● **Instructions to follow**
Your copy should hold exactly the lines from the one containing "Generate a Python" to the one containing "from matplotlib.lines import Line2D", inclusive, with no pictures.

Part of a data file:
<<<<

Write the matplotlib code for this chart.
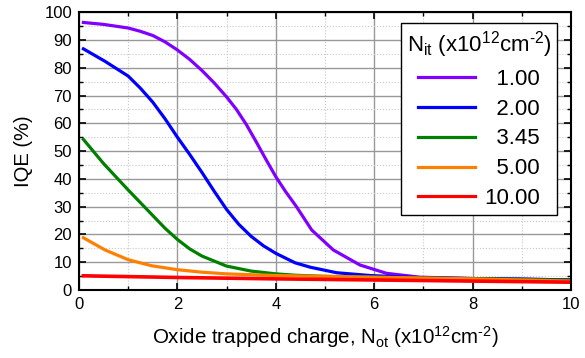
import matplotlib
matplotlib.use("Agg")
import matplotlib.pyplot as plt
from matplotlib.ticker import MultipleLocator

plt.rcParams['font.family'] = ['Liberation Sans', 'DejaVu Sans']
plt.rcParams['mathtext.default'] = 'regular'

labels = ["1.00", "2.00", "3.45", "5.00", "10.00"]
colors = ["#8000FF", "#0000FF", "#008000", "#FF8000", "#FF0000"]

x_p = [0.09, 0.5, 1.0, 1.25, 1.5, 1.75, 2.0, 2.25, 2.5, 2.75, 3.0, 3.2, 3.4, 3.6, 3.8, 4.0, 4.2, 4.42, 4.73, 5.17, 5.71, 6.25, 6.93, 8.0, 9.0, 10.0]
y_p = [96.3, 95.6, 94.3, 93.1, 91.6, 89.3, 86.4, 83.0, 79.0, 74.5, 69.5, 65.0, 59.6, 53.4, 47.0, 40.8, 35.4, 30.0, 21.6, 14.4, 9.0, 6.0, 4.6, 4.1, 3.9, 3.6]

x_b = [0.09, 0.53, 1.0, 1.25, 1.5, 1.75, 2.0, 2.25, 2.5, 2.75, 3.0, 3.25, 3.5, 3.75, 4.0, 4.39, 4.7, 5.24, 5.92, 6.93, 8.0, 9.0, 10.0]
y_b = [86.8, 82.3, 77.0, 72.6, 67.6, 61.6, 55.0, 48.8, 42.3, 35.5, 29.0, 23.6, 19.3, 15.9, 13.2, 9.8, 8.2, 6.2, 5.2, 4.4, 4.1, 3.9, 3.6]

x_g = [0.09, 0.5, 1.0, 1.5, 1.75, 2.0, 2.25, 2.5, 3.0, 3.5, 4.0, 4.4, 5.0, 6.0, 7.0, 8.0, 9.0, 10.0]
y_g = [54.2, 45.5, 36.0, 26.8, 22.2, 18.2, 14.8, 12.2, 8.6, 6.8, 5.8, 5.3, 4.9, 4.6, 4.3, 4.1, 3.8, 3.5]

x_o = [0.09, 0.53, 1.0, 1.48, 2.0, 2.5, 3.0, 4.0, 5.0, 6.0, 7.0, 8.0, 9.0, 10.0]
y_o = [18.8, 14.4, 10.9, 8.7, 7.3, 6.4, 5.8, 5.2, 4.9, 4.6, 4.3, 4.0, 3.6, 3.2]

x_r = [0.09, 2.0, 4.0, 6.0, 8.0, 10.0]
y_r = [5.1, 4.5, 4.0, 3.6, 3.2, 2.8]

xs = [x_p, x_b, x_g, x_o, x_r]
ys = [y_p, y_b, y_g, y_o, y_r]
widths = [2.3, 2.3, 2.3, 2.3, 2.6]

fig = plt.figure(figsize=(5.85, 3.58), dpi=100)
ax = fig.add_axes([0.135, 0.190, 0.841, 0.776])

for x, y, c, lab, w in zip(xs, ys, colors, labels, widths):
    ax.plot(x, y, color=c, lw=w, label=lab, solid_joinstyle='round')

ax.set_xlim(0, 10)
ax.set_ylim(0, 100)
ax.xaxis.set_major_locator(MultipleLocator(2))
ax.xaxis.set_minor_locator(MultipleLocator(1))
ax.yaxis.set_major_locator(MultipleLocator(10))
ax.yaxis.set_minor_locator(MultipleLocator(5))
ax.grid(which='major', color='#999999', lw=1.0, ls='-')
ax.grid(which='minor', color='#c8c8c8', lw=0.8, ls=':')
ax.set_axisbelow(True)
ax.tick_params(which='both', direction='in', top=True, right=True, labelsize=12, colors='black')
ax.tick_params(which='major', length=5, width=1.2)
ax.tick_params(which='minor', length=3, width=1.0)
ax.tick_params(axis='y', pad=5)
ax.tick_params(axis='x', pad=5)
for s in ax.spines.values():
    s.set_linewidth(1.5)
    s.set_color('black')

HY = '\u2010'
ax.set_xlabel('Oxide trapped charge, N$_{ot}$ (x10$^{12}$cm$^{' + HY + '2}$)', fontsize=14.8, labelpad=9)
ax.set_ylabel('IQE (%)', fontsize=14.5, labelpad=8)

pad_labels = ['\u2007' * (max(len(s) for s in labels) - len(s)) + s for s in labels]
handles = ax.get_lines()
leg = ax.legend(handles, pad_labels, title='N$_{it}$ (x10$^{12}$cm$^{' + HY + '2}$)', fontsize=16, title_fontsize=16,
                loc='upper right', bbox_to_anchor=(0.9715, 0.960), borderaxespad=0,
                frameon=True, fancybox=False, edgecolor='black', framealpha=1,
                handlelength=2.57, handletextpad=0.4, labelspacing=0.4,
                borderpad=0.25, alignment='center')
leg.get_frame().set_linewidth(1.0)
for l in leg.get_lines():
    l.set_linewidth(2.3)

fig.savefig('out.png', dpi=100)
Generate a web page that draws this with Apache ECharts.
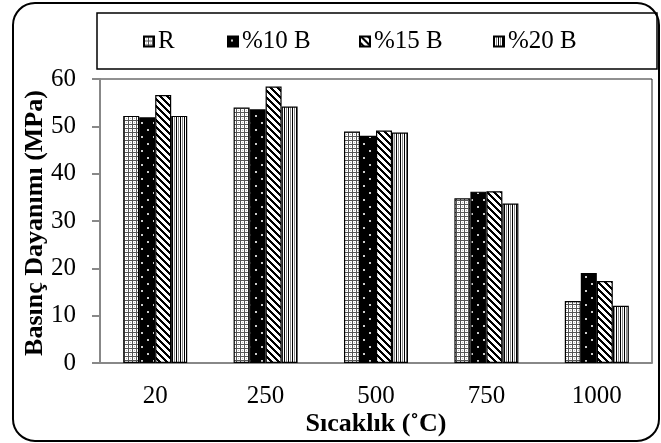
<!DOCTYPE html>
<html><head><meta charset="utf-8">
<script src="https://cdn.jsdelivr.net/npm/echarts@6/dist/echarts.min.js"></script>
<style>html,body{margin:0;padding:0;background:#fff}#c{width:661px;height:443px}</style>
</head><body><div id="c"></div>
<script>
const categories = ['20', '250', '500', '750', '1000'];
const seriesNames = ['R', '%10 B', '%15 B', '%20 B'];
const valuesR = [52.2, 54.0, 48.9, 34.8, 13.1];
const values10B = [51.9, 53.6, 48.0, 36.2, 19.0];
const values15B = [56.6, 58.4, 49.1, 36.3, 17.3];
const values20B = [52.2, 54.2, 48.7, 33.7, 12.1];
const yTicks = { min: 0, max: 60, interval: 10 };

function makeTile(w, h, draw) {
  const c = document.createElement('canvas');
  c.width = w; c.height = h;
  const g = c.getContext('2d');
  draw(g);
  return { image: c, repeat: 'repeat' };
}
const patR = makeTile(4, 4, g => {
  g.fillStyle = '#fff'; g.fillRect(0, 0, 4, 4);
  g.fillStyle = '#555'; g.fillRect(0, 0, 4, 1); g.fillRect(0, 0, 1, 4);
  g.fillStyle = '#bbb'; g.fillRect(2, 2, 1, 1);
});
const pat10 = makeTile(12, 14, g => {
  g.fillStyle = '#000'; g.fillRect(0, 0, 12, 14);
  g.fillStyle = '#ccc'; g.fillRect(3, 3, 2, 2); g.fillRect(9, 10, 2, 2);
});
const pat15 = makeTile(7, 7, g => {
  g.fillStyle = '#fff'; g.fillRect(0, 0, 7, 7);
  g.fillStyle = '#000';
  for (let i = 0; i < 7; i++) { for (let k = 0; k < 3; k++) g.fillRect((i + k) % 7, i, 1, 1); }
});
const pat20 = makeTile(4, 1, g => {
  g.fillStyle = '#fff'; g.fillRect(0, 0, 4, 1);
  g.fillStyle = '#000'; g.fillRect(0, 0, 1, 1);
  g.fillStyle = '#888'; g.fillRect(2, 0, 1, 1);
});
const patterns = [patR, pat10, pat15, pat20];
const allValues = [valuesR, values10B, values15B, values20B];

const font = 'Liberation Serif, Times New Roman, serif';
const legendLefts = [143, 227, 359, 493];

const chart = echarts.init(document.getElementById('c'), null, { renderer: 'canvas' });
chart.setOption({
  animation: false,
  backgroundColor: '#fff',
  grid: { left: 100, right: 9, top: 79, bottom: 80, show: true, borderColor: '#222', borderWidth: 1, containLabel: false },
  legend: seriesNames.map((n, i) => ({
    data: [n], left: legendLefts[i], top: 29, itemWidth: 10, itemHeight: 10, itemGap: 0,
    icon: 'rect', padding: 0,
    textStyle: { fontFamily: font, fontSize: 25, color: '#000', padding: [0, 0, 0, -1] }
  })),
  xAxis: {
    type: 'category', data: categories,
    axisLine: { lineStyle: { color: '#888', width: 2 } },
    axisTick: { show: false },
    axisLabel: { fontFamily: font, fontSize: 25, color: '#000', margin: 21 }
  },
  yAxis: {
    type: 'value', min: yTicks.min, max: yTicks.max, interval: yTicks.interval,
    splitLine: { show: false },
    axisLine: { show: true, lineStyle: { color: '#888', width: 2 } },
    axisTick: { show: true, length: 8, lineStyle: { color: '#888', width: 2 } },
    axisLabel: { fontFamily: font, fontSize: 25, color: '#000', margin: 24 }
  },
  series: seriesNames.map((n, i) => ({
    name: n, type: 'bar', data: allValues[i], barWidth: 16, barGap: '0%',
    itemStyle: { color: patterns[i], borderColor: '#000', borderWidth: 1.2 }
  })),
  graphic: [
    { type: 'rect', shape: { x: 13, y: 3, width: 646, height: 438, r: 22 }, style: { fill: 'none', stroke: '#000', lineWidth: 2 }, z: 100 },
    { type: 'rect', shape: { x: 97, y: 13, width: 560, height: 56 }, style: { fill: 'none', stroke: '#000', lineWidth: 1.5 }, z: 100 },
    { type: 'text', x: 376, y: 424, style: { text: 'Sıcaklık (˚C)', font: 'bold 26px ' + font, fill: '#000', textAlign: 'center', textVerticalAlign: 'middle' } },
    { type: 'text', x: 35, y: 223, rotation: Math.PI / 2, style: { text: 'Basınç Dayanımı (MPa)', font: 'bold 26px ' + font, fill: '#000', textAlign: 'center', textVerticalAlign: 'middle' } }
  ]
});
</script></body></html>
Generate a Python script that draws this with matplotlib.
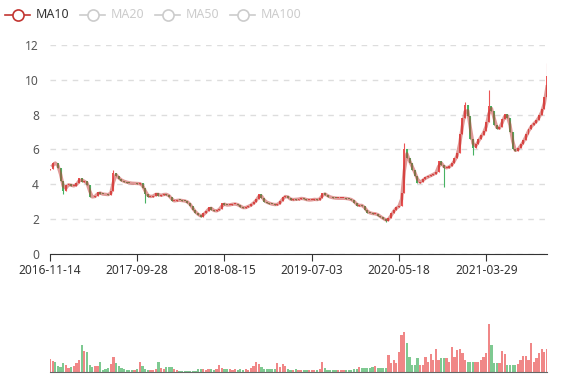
import numpy as np
import pandas as pd
import matplotlib
matplotlib.use("Agg")
import matplotlib.pyplot as plt
from matplotlib.lines import Line2D

# weekly-ish closes (about 7 trading days per point)
closes = [
    4.9, 5.25, 5.2, 4.95, 4.2, 3.6, 3.95, 4.0, 3.9, 3.92,
    4.05, 4.35, 4.15, 4.2, 3.95, 3.3, 3.25, 3.35, 3.55, 3.45,
    3.43, 3.42, 3.4, 3.6, 4.65, 4.45, 4.3, 4.2, 4.15, 4.1,
    4.08, 4.05, 4.06, 4.03, 4.05, 3.8, 3.45, 3.3, 3.3, 3.35,
    3.5, 3.35, 3.38, 3.45, 3.4, 3.3, 3.05, 3.05, 3.1, 3.08,
    3.06, 3.03, 2.95, 2.75, 2.5, 2.35, 2.22, 2.15, 2.35, 2.45,
    2.7, 2.55, 2.45, 2.5, 2.6, 2.9, 2.82, 2.8, 2.84, 2.87,
    2.87, 2.8, 2.7, 2.63, 2.7, 2.76, 2.85, 3.0, 3.15, 3.45,
    3.2, 3.0, 2.95, 2.88, 2.85, 2.83, 2.86, 3.05, 3.25, 3.35,
    3.2, 3.1, 3.15, 3.12, 3.18, 3.2, 3.15, 3.1, 3.1, 3.12,
    3.15, 3.1, 3.2, 3.5, 3.4, 3.3, 3.25, 3.22, 3.2, 3.2,
    3.2, 3.2, 3.18, 3.15, 3.1, 2.95, 2.78, 2.8, 2.78, 2.55,
    2.38, 2.35, 2.3, 2.32, 2.2, 2.1, 2.0, 1.92, 2.05, 2.35,
    2.55, 2.7, 2.78, 3.5, 6.0, 5.5, 5.2, 4.85, 4.5, 4.1,
    4.15, 4.3, 4.4, 4.45, 4.55, 4.6, 4.7, 5.35, 5.1, 4.95,
    4.95, 5.05, 5.2, 5.5, 5.8, 6.9, 7.8, 8.55, 7.9, 6.6,
    6.1, 6.3, 6.6, 6.85, 7.05, 7.6, 8.5, 8.2, 7.4, 7.15,
    7.3, 7.75, 8.05, 7.8, 7.0, 6.0, 5.9, 6.1, 6.3, 6.55,
    6.9, 7.2, 7.4, 7.55, 7.7, 8.0, 8.3, 9.0, 10.2,
]
first_open = 4.85
volumes = [
    13, 11, 10, 6, 5.7, 9, 7, 4, 5, 6,
    9, 12, 27, 21, 20, 7, 5, 6, 6, 10.7,
    2.5, 3, 4, 8, 15.7, 9, 6, 4, 3, 2.3,
    2, 2, 2.5, 3, 10, 6, 3, 2.3, 2, 2,
    3, 10, 4, 3, 5, 5, 5, 3, 2, 1.7,
    1.7, 1.7, 1.7, 1.7, 1.7, 1.7, 3, 3, 3, 2.5,
    3, 3, 2.5, 3, 7.3, 4, 3, 3, 3, 2.5,
    3, 2.5, 3, 2.5, 3, 2.5, 4, 6, 10.7, 8.3,
    5, 3, 3, 3, 3, 3, 9, 5, 8.3, 6,
    3, 2.3, 2.3, 3, 2.3, 2.3, 2.3, 2, 2.3, 2.3,
    2.3, 2.3, 3, 10, 4, 2.3, 2.3, 2.3, 2.3, 2.3,
    2.3, 2.5, 2.3, 2.3, 2.3, 3, 3, 5.7, 4, 4,
    4, 4, 5, 6.3, 4, 4, 4, 4, 17.3, 9,
    12.3, 9, 20.7, 37.3, 40.7, 29, 15.7, 7.3, 7.3, 14,
    7.3, 7.3, 15.7, 10, 18.3, 12, 23, 12.3, 14, 14,
    14, 10, 25, 15, 22.3, 23, 19, 12, 10.7, 10.7,
    10.7, 10.7, 10.7, 12.3, 15, 19.7, 48.3, 27.3, 9.7, 9.7,
    9.7, 21.3, 18, 7.3, 7.3, 7.3, 7.3, 8, 12.3, 16.3,
    16.3, 12, 29, 10.7, 14, 19, 23, 20, 23,
]
# notable wicks visible in the chart
wick_highs = {1: 5.3, 24: 4.85, 134: 6.4, 157: 8.75, 166: 9.4, 188: 10.95}
wick_lows = {5: 3.45, 36: 2.95, 127: 1.85, 149: 3.85, 160: 5.7}

tick_labels = ['2016-11-14', '2017-09-28', '2018-08-15',
               '2019-07-03', '2020-05-18', '2021-03-29']
tick_step = 33
y_ticks = [0, 2, 4, 6, 8, 10, 12]
legend_names = ['MA10', 'MA20', 'MA50', 'MA100']

up_color = '#eb5454'
down_color = '#47b262'
ma_color = '#c23531'

plt.rcParams['font.family'] = ['Noto Sans', 'DejaVu Sans']

c = np.array(closes)
o = np.concatenate([[first_open], c[:-1]])
hi = np.maximum(o, c)
lo = np.minimum(o, c)
for k, v in wick_highs.items():
    hi[k] = v
for k, v in wick_lows.items():
    lo[k] = v
x = np.arange(len(c))
colors = [up_color if cc >= oo else down_color for oo, cc in zip(o, c)]
ma10 = pd.Series(c).rolling(2).mean()

W, H = 577, 380
fig = plt.figure(figsize=(W / 100, H / 100), dpi=100)
fig.set_facecolor('white')

ax = fig.add_axes([50 / W, 1 - 254 / H, 497 / W, 209 / H])
ax.vlines(x, lo, hi, colors=colors, linewidth=0.8, zorder=2)
ax.bar(x, np.maximum(np.abs(c - o), 0.05), bottom=np.minimum(o, c),
       width=0.75, color=colors, zorder=2)
ax.plot(x, ma10, color=ma_color, alpha=0.5, linewidth=2.4, zorder=3)
ax.set_xlim(0, len(c) - 1)
ax.set_ylim(0, 12)
ax.set_yticks(y_ticks)
ax.set_xticks(x[::tick_step][:len(tick_labels)])
ax.set_xticklabels(tick_labels)
ax.grid(axis='y', linestyle=(0, (4, 4)), color='#dddddd', linewidth=1)
ax.set_axisbelow(True)
for s in ['top', 'right', 'left']:
    ax.spines[s].set_visible(False)
ax.spines['bottom'].set_color('#333333')
ax.tick_params(axis='y', length=0, pad=8, labelsize=8.6, labelcolor='#555555')
ax.tick_params(axis='x', length=5, color='#333333', pad=2, labelsize=8.6,
               labelcolor='#333333')

axv = fig.add_axes([50 / W, 1 - 372.3 / H, 497 / W, 52.3 / H])
axv.bar(x, volumes, width=0.85, color=colors, alpha=0.7)
axv.set_xlim(0, len(c) - 1)
axv.set_ylim(0, 52.3)
axv.set_xticks([])
axv.set_yticks([])
for s in ['top', 'right', 'left']:
    axv.spines[s].set_visible(False)
axv.spines['bottom'].set_color('#666666')

# legend drawn in pixel space
lg = fig.add_axes([0, 0, 1, 1])
lg.set_xlim(0, W)
lg.set_ylim(H, 0)
lg.axis('off')
icon_x = [5, 80, 155, 230]
for i, (name, ix) in enumerate(zip(legend_names, icon_x)):
    col = ma_color if i == 0 else '#cccccc'
    tcol = '#333333' if i == 0 else '#cccccc'
    lg.add_line(Line2D([ix, ix + 25], [15, 15], color=col, linewidth=1.2))
    lg.plot(ix + 13, 15, 'o', markersize=8, markerfacecolor='white',
            markeredgecolor=col, markeredgewidth=1.2)
    lg.text(ix + 31, 15, name, color=tcol, fontsize=9, va='center', ha='left')

fig.savefig('out.png', dpi=100)
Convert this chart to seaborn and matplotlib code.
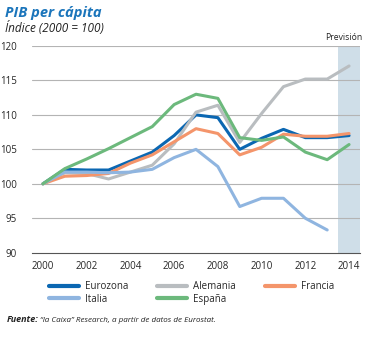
import numpy as np
import pandas as pd
import matplotlib
matplotlib.use("Agg")
import matplotlib.pyplot as plt
import seaborn as sns

years = list(range(2000, 2015))
eurozona = [100, 102.1, 102.0, 102.0, 103.3, 104.6, 107.0, 110.0, 109.6, 105.0, 106.6, 107.9, 106.7, 106.7, 107.0]
alemania = [100, 101.6, 101.5, 100.7, 101.7, 102.7, 105.8, 110.4, 111.4, 106.0, 110.2, 114.1, 115.2, 115.2, 117.1]
francia = [100, 101.1, 101.2, 101.5, 103.0, 104.2, 106.1, 108.0, 107.3, 104.2, 105.3, 107.2, 106.9, 106.9, 107.3]
italia = [100, 101.7, 101.7, 101.6, 101.7, 102.1, 103.8, 105.0, 102.5, 96.7, 97.9, 97.9, 95.0, 93.3, None]
espana = [100, 102.2, 103.6, 105.1, 106.7, 108.3, 111.5, 113.0, 112.4, 106.7, 106.3, 106.8, 104.6, 103.5, 105.7]
series_names = ["Eurozona", "Alemania", "Francia", "Italia", "España"]
colors = ["#0b67b2", "#b9bdc0", "#f4956b", "#8fb5e0", "#6cb97c"]
yticks = [90, 95, 100, 105, 110, 115, 120]
xtick_labels = [2000, 2002, 2004, 2006, 2008, 2010, 2012, 2014]

rows = []
for name, vals in zip(series_names, [eurozona, alemania, francia, italia, espana]):
    for y, v in zip(years, vals):
        if v is not None:
            rows.append({"year": y, "value": v, "serie": name})
df = pd.DataFrame(rows)

sns.set_style("white")
plt.rcParams["font.family"] = ["Open Sans", "DejaVu Sans"]

fig = plt.figure(figsize=(3.74, 3.38), dpi=100)
ax = fig.add_axes([32/374, 1 - 252.7/338, (360 - 32)/374, (252.7 - 46)/338])

ax.axvspan(2013.5, 2014.5, color="#cfdee8", zorder=0, lw=0)
for yv in [95, 100, 105, 110, 115, 120]:
    ax.axhline(yv, color="#b4b4b4", lw=0.8, zorder=1)

sns.lineplot(data=df, x="year", y="value", hue="serie", hue_order=series_names,
             palette=colors, lw=2.2, ax=ax, legend=True, zorder=3)

ax.set_xlim(1999.5, 2014.5)
ax.set_ylim(90, 120)
ax.set_yticks(yticks)
ax.set_yticklabels([str(v) for v in yticks], fontsize=7)
ax.tick_params(axis="y", length=0, pad=11)
ax.set_xticks(xtick_labels)
ax.set_xticklabels([str(v) for v in xtick_labels], fontsize=7)
ax.set_xticks(np.arange(1999.5, 2015, 1), minor=True)
ax.tick_params(axis="x", which="major", length=0, pad=6)
ax.tick_params(axis="x", which="minor", length=3, width=0.8, color="#555555", direction="out")
ax.set_xlabel("")
ax.set_ylabel("")
for s in ["top", "right", "left"]:
    ax.spines[s].set_visible(False)
ax.spines["bottom"].set_color("#555555")
ax.spines["bottom"].set_linewidth(0.8)

handles, labels = ax.get_legend_handles_labels()
order = [0, 3, 1, 4, 2]
leg = ax.legend([handles[i] for i in order], [labels[i] for i in order], ncol=3,
                loc="upper left", bbox_to_anchor=(0.024, -0.095), frameon=False,
                fontsize=7, handlelength=3.1, handletextpad=0.6, columnspacing=3.0,
                labelspacing=0.15)
for h in leg.get_lines():
    h.set_linewidth(3)

fig.text(5/374, 1 - 13/338, "PIB per cápita", fontsize=10.5, fontweight="bold",
         fontstyle="italic", color="#1b75bb", va="center")
fig.text(5/374, 1 - 28/338, "Índice (2000 = 100)", fontsize=8.5, fontstyle="italic",
         color="#222222", va="center")
fig.text(344/374, 1 - 37/338, "Previsión", fontsize=6.2, color="#222222",
         ha="center", va="center")
fig.text(7/374, 1 - 320/338, "Fuente:", fontsize=6.5, fontweight="bold",
         fontstyle="italic", color="#222222", va="center")
fig.text(40/374, 1 - 320/338, "“la Caixa” Research, a partir de datos de Eurostat.",
         fontsize=5.8, fontstyle="italic", color="#222222", va="center")

fig.savefig("out.png", dpi=100)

>>>>

● **Result of the task**
Generate a Python script that draws this with matplotlib.
import numpy as np
import pandas as pd
import matplotlib
matplotlib.use("Agg")
import matplotlib.pyplot as plt
from matplotlib.lines import Line2D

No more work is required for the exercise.